The plan is intended to be used by one or several caregivers while interacting with a specific resident. The caregivers and their employers will have the responsibility to decide how to incorporate the plan into the care planning process required in their setting.
The Behavior Consultant is expected to provide both group teaching and individual coaching to caregivers on how to implement and revise the plan. The consultant must provide the case manager with progress notes on a mandatory form documenting all contacts with the client and their caregiver(s).
This is an evidence-based set of practices developed within fields of special education and behavioral psychology. The practices are based on philosophies of person-centered care, self-empowerment and autonomous decision-making.
The APD Behavior Support Services program was piloted for three years in Jackson and Josephine counties and is based on a curriculum developed especially for caregivers who work in APD settings.
An evaluation of these pilots indicated that caregivers and case managers found the service to be valuable and save time, and that placement changes decreased for clients receiving the service. Learn more about this approach at The Arc Oregon.
Local offices have developed a referral process with the contractor in their area.

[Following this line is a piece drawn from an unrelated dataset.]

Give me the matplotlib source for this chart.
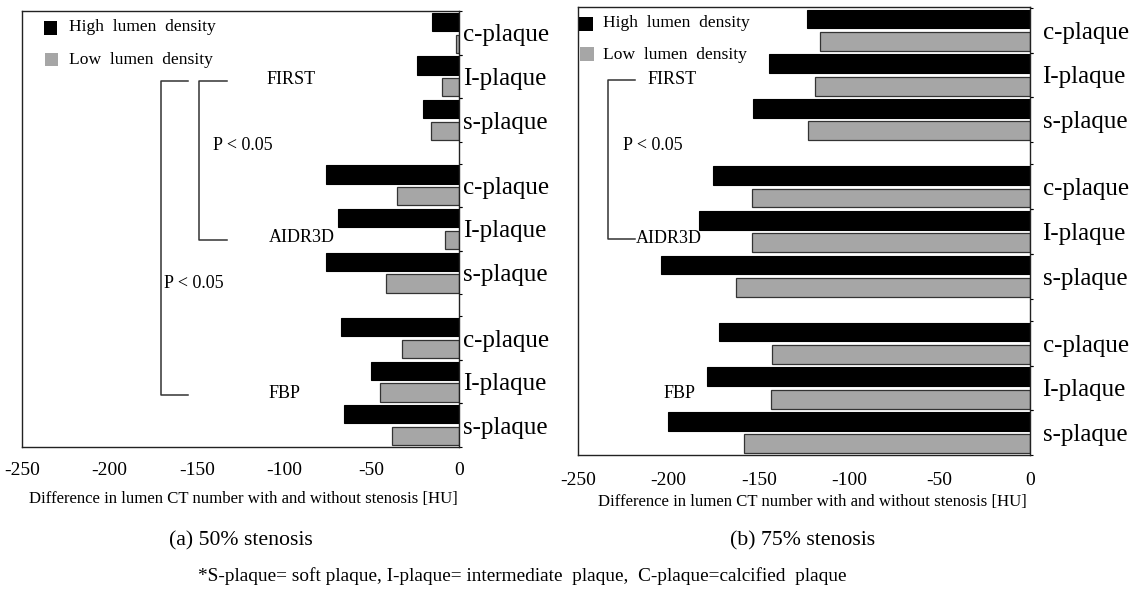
import matplotlib
matplotlib.use("Agg")
import matplotlib.pyplot as plt
from matplotlib.lines import Line2D
from matplotlib.patches import Rectangle

plt.rcParams['font.family'] = ['Liberation Serif', 'DejaVu Serif']
plt.rcParams['axes.unicode_minus'] = False

# ---------------- data ----------------
methods = ['FIRST', 'AIDR3D', 'FBP']
plaques = ['c-plaque', 'I-plaque', 's-plaque']
xticks = [-250, -200, -150, -100, -50, 0]

high_50 = [-15.5, -24, -20.5, -76, -69, -76, -67.5, -50.5, -66]
low_50 = [-1.5, -10, -16, -35.5, -8, -42, -32.5, -45, -38.5]
high_75 = [-123.5, -144.5, -153, -175.5, -183, -204, -172, -178.5, -200]
low_75 = [-116, -119, -123, -153.5, -153.5, -162.5, -142.5, -143, -158]

W, H = 1137, 591
fig = plt.figure(figsize=(W / 100, H / 100), dpi=100)


def fx(px):
    return px / W


def fy(py):
    return 1 - py / H


def ax_rect(x0, y0, x1, y1):
    return [fx(x0), fy(y1), fx(x1) - fx(x0), fy(y0) - fy(y1)]


BLACK = '#000000'
GRAY = '#a6a6a6'

# slot positions: each group = 3 pairs (high, low), 1 empty slot between groups
high_pos, low_pos, label_pos = [], [], []
for g in range(len(methods)):
    for i in range(len(plaques)):
        s = g * 7 + 2 * i
        high_pos.append(s)
        low_pos.append(s + 1)
        label_pos.append(s + 0.5)


def panel(rect, high, low, ylim, label_pad, tick_pad):
    ax = fig.add_axes(rect)
    ax.barh(high_pos, high, height=0.84, color=BLACK, edgecolor=BLACK, linewidth=0.8)
    ax.barh(low_pos, low, height=0.84, color=GRAY, edgecolor='#333333', linewidth=0.9)
    ax.set_xlim(-250, 0)
    ax.set_ylim(*ylim)
    ax.set_xticks(xticks)
    ax.set_xticklabels([str(v) for v in xticks], fontsize=14)
    ax.tick_params(axis='x', length=0, pad=tick_pad)
    ax.yaxis.tick_right()
    ax.set_yticks(label_pos)
    ax.set_yticklabels(plaques * len(methods), fontsize=18)
    ax.tick_params(axis='y', length=0, pad=label_pad)
    # small boundary ticks on the zero line
    bounds = [p - 0.5 for p in high_pos] + [p + 0.5 for p in low_pos]
    ax.set_yticks(bounds, minor=True)
    ax.tick_params(axis='y', which='minor', length=2.0, width=0.8, right=True, left=False)
    for sp in ax.spines.values():
        sp.set_linewidth(1.0)
        sp.set_color('#222222')
    return ax


axL = panel(ax_rect(22, 11, 459, 447), high_50, low_50, (19.48, -0.46), 3, 11)
axR = panel(ax_rect(578, 7, 1030, 455), high_75, low_75, (19.45, -0.54), 9, 12)


def ftext(x, y, s, size, ha='left'):
    fig.text(fx(x), fy(y), s, fontsize=size, ha=ha, va='center', color='black')


def fline(xs, ys):
    fig.add_artist(Line2D([fx(v) for v in xs], [fy(v) for v in ys],
                          transform=fig.transFigure, color='#333333', lw=1.1))


def fsquare(x0, y0, x1, y1, color):
    fig.add_artist(Rectangle((fx(x0), fy(y1)), fx(x1) - fx(x0), fy(y0) - fy(y1),
                             transform=fig.transFigure, facecolor=color, edgecolor='none'))


# legends
fsquare(44, 21, 57, 35, BLACK)
fsquare(45, 53, 58, 66, GRAY)
ftext(69, 27, 'High  lumen  density', 12.6)
ftext(69, 60, 'Low  lumen  density', 12.6)
fsquare(579, 17, 593, 31, BLACK)
fsquare(580, 47, 594, 61, GRAY)
ftext(603, 23, 'High  lumen  density', 12.6)
ftext(603, 55, 'Low  lumen  density', 12.6)

# left panel brackets
fline([227, 199, 199, 227], [81, 81, 240, 240])
fline([188, 161, 161, 188], [81, 81, 395, 395])
ftext(267, 79, 'FIRST', 13)
ftext(269, 238, 'AIDR3D', 13)
ftext(269, 394, 'FBP', 13)
ftext(213, 146, 'P < 0.05', 13)
ftext(164, 283, 'P < 0.05', 13)

# right panel bracket
fline([635, 607.5, 607.5, 635], [80, 80, 239, 239])
ftext(648, 80, 'FIRST', 13)
ftext(636, 239, 'AIDR3D', 13)
ftext(664, 393, 'FBP', 13)
ftext(623, 146, 'P < 0.05', 13)

# axis labels, captions
ftext(243, 499, 'Difference in lumen CT number with and without stenosis [HU]', 12.1, ha='center')
ftext(812, 502, 'Difference in lumen CT number with and without stenosis [HU]', 12.1, ha='center')
ftext(241, 541, '(a) 50% stenosis', 15.7, ha='center')
ftext(803, 541, '(b) 75% stenosis', 15.7, ha='center')
ftext(522, 576, '*S-plaque= soft plaque, I-plaque= intermediate  plaque,  C-plaque=calcified  plaque',
      13.85, ha='center')

fig.savefig('out.png', dpi=100, facecolor='white')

The referral process will include an internal system to prioritize clients, track referrals and ensure supervisor participation in referral decisions.
Yes, Behavior Support Services do not duplicate services provided under a person's Medicaid Rehabilitation benefit.
In the rare instance when a person has a mental health provider who is delivering services at the person's home and those services include the development of a behavior plan, the case manager is advised to contact Matthew Baldwin who will facilitate a review of the case to ensure that the services are not duplicative.
The training curriculum is based on a model of Positive Behavior Supports that is widely used in the field of Special Education and Developmental Disabilities.
All services for the Medicaid clients must be prior authorized by the case manager. Contracted BSS agencies have a Medicaid provider number. Local offices have a process using case managers to authorize client-specific vouchers.
Hourly rates for the service are established in contracts with each agency. Services are designed to be provided for up to four months at a time with a maximum of 40 hours per client. The four month/40 hour service can be repeated in a 12 month period.
Consultants provide documentation to the case manager using the Progress Notes form at the time the agency submits their claim. Remittance or payment is provided to the contracted agency on a monthly basis.